WRITTEN PROBLEM
Skip the pictures. Set down, word for word, the lines from the start of the material up to and including the line with "width=111.75pt, minimum height=95.25pt]".

DATA
+---+

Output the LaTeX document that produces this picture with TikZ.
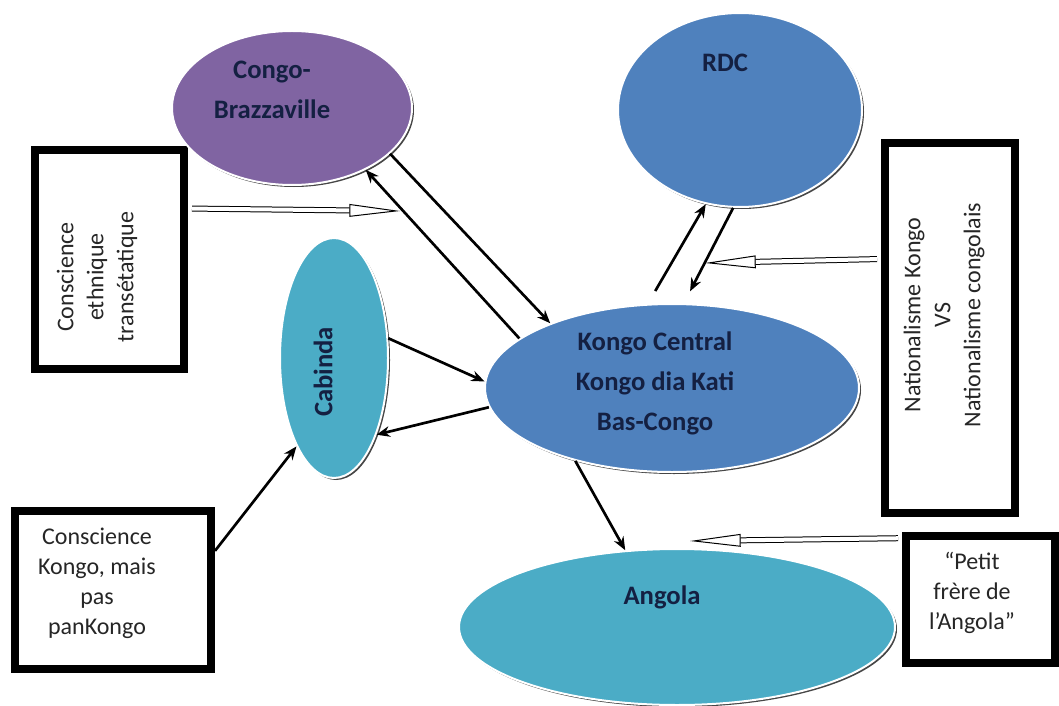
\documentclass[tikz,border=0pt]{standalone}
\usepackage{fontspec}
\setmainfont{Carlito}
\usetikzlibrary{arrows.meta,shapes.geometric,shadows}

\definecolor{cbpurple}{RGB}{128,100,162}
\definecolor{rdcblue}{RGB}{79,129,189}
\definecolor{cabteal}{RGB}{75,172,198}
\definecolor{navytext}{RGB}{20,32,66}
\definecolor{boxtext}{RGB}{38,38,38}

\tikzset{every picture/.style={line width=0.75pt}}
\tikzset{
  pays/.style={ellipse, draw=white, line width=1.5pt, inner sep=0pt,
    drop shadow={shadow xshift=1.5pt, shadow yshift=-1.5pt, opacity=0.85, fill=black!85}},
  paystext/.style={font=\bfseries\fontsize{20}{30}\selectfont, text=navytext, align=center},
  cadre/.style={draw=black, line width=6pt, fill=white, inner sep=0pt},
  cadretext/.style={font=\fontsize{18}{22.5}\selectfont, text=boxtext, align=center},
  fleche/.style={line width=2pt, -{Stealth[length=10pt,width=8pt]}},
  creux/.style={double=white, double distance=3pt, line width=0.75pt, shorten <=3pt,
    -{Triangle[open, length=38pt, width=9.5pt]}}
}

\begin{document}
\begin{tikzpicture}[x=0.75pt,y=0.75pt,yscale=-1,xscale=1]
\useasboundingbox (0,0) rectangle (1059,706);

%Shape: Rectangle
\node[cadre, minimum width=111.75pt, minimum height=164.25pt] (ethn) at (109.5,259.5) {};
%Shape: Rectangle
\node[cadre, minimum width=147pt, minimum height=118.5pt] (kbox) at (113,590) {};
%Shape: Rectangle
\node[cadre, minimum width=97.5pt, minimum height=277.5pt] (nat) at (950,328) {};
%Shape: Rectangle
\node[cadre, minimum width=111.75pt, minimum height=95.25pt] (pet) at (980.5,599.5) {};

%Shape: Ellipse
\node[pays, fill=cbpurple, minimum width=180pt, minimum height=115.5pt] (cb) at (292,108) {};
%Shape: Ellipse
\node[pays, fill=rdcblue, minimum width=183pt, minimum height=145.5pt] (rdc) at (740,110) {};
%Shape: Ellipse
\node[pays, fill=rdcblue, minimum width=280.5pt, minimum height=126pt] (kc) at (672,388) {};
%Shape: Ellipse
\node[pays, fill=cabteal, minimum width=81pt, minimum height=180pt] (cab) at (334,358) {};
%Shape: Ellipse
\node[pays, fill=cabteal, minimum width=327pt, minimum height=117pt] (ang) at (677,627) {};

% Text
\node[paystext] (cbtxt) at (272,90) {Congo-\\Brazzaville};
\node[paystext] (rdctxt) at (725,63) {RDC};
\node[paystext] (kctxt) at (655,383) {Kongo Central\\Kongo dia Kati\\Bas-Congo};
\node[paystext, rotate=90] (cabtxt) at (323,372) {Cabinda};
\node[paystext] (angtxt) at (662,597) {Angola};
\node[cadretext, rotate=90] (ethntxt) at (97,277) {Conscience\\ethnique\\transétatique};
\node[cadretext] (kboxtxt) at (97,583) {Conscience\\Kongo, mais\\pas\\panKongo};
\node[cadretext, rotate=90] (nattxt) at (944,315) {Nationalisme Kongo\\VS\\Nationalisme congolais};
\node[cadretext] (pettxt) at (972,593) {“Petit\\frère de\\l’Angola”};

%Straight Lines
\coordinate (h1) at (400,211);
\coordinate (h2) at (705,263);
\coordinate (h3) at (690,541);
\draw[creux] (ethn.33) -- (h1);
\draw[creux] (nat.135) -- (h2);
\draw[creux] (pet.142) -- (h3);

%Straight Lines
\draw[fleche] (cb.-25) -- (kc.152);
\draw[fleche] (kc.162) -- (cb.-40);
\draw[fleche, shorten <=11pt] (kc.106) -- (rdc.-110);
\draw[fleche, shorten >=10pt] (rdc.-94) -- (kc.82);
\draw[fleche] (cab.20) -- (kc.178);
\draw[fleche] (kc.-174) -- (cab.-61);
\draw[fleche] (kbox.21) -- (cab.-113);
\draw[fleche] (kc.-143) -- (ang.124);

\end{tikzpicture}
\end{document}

+---+

TASK RESULT
Output the LaTeX document that produces this picture with TikZ.
\documentclass[tikz,border=0pt]{standalone}
\usepackage{fontspec}
\setmainfont{Carlito}
\usetikzlibrary{arrows.meta,shapes.geometric,shadows}

\definecolor{cbpurple}{RGB}{128,100,162}
\definecolor{rdcblue}{RGB}{79,129,189}
\definecolor{cabteal}{RGB}{75,172,198}
\definecolor{navytext}{RGB}{20,32,66}
\definecolor{boxtext}{RGB}{38,38,38}

\tikzset{every picture/.style={line width=0.75pt}}
\tikzset{
  pays/.style={ellipse, draw=white, line width=1.5pt, inner sep=0pt,
    drop shadow={shadow xshift=1.5pt, shadow yshift=-1.5pt, opacity=0.85, fill=black!85}},
  paystext/.style={font=\bfseries\fontsize{20}{30}\selectfont, text=navytext, align=center},
  cadre/.style={draw=black, line width=6pt, fill=white, inner sep=0pt},
  cadretext/.style={font=\fontsize{18}{22.5}\selectfont, text=boxtext, align=center},
  fleche/.style={line width=2pt, -{Stealth[length=10pt,width=8pt]}},
  creux/.style={double=white, double distance=3pt, line width=0.75pt, shorten <=3pt,
    -{Triangle[open, length=38pt, width=9.5pt]}}
}

\begin{document}
\begin{tikzpicture}[x=0.75pt,y=0.75pt,yscale=-1,xscale=1]
\useasboundingbox (0,0) rectangle (1059,706);

%Shape: Rectangle
\node[cadre, minimum width=111.75pt, minimum height=164.25pt] (ethn) at (109.5,259.5) {};
%Shape: Rectangle
\node[cadre, minimum width=147pt, minimum height=118.5pt] (kbox) at (113,590) {};
%Shape: Rectangle
\node[cadre, minimum width=97.5pt, minimum height=277.5pt] (nat) at (950,328) {};
%Shape: Rectangle
\node[cadre, minimum width=111.75pt, minimum height=95.25pt] (pet) at (980.5,599.5) {};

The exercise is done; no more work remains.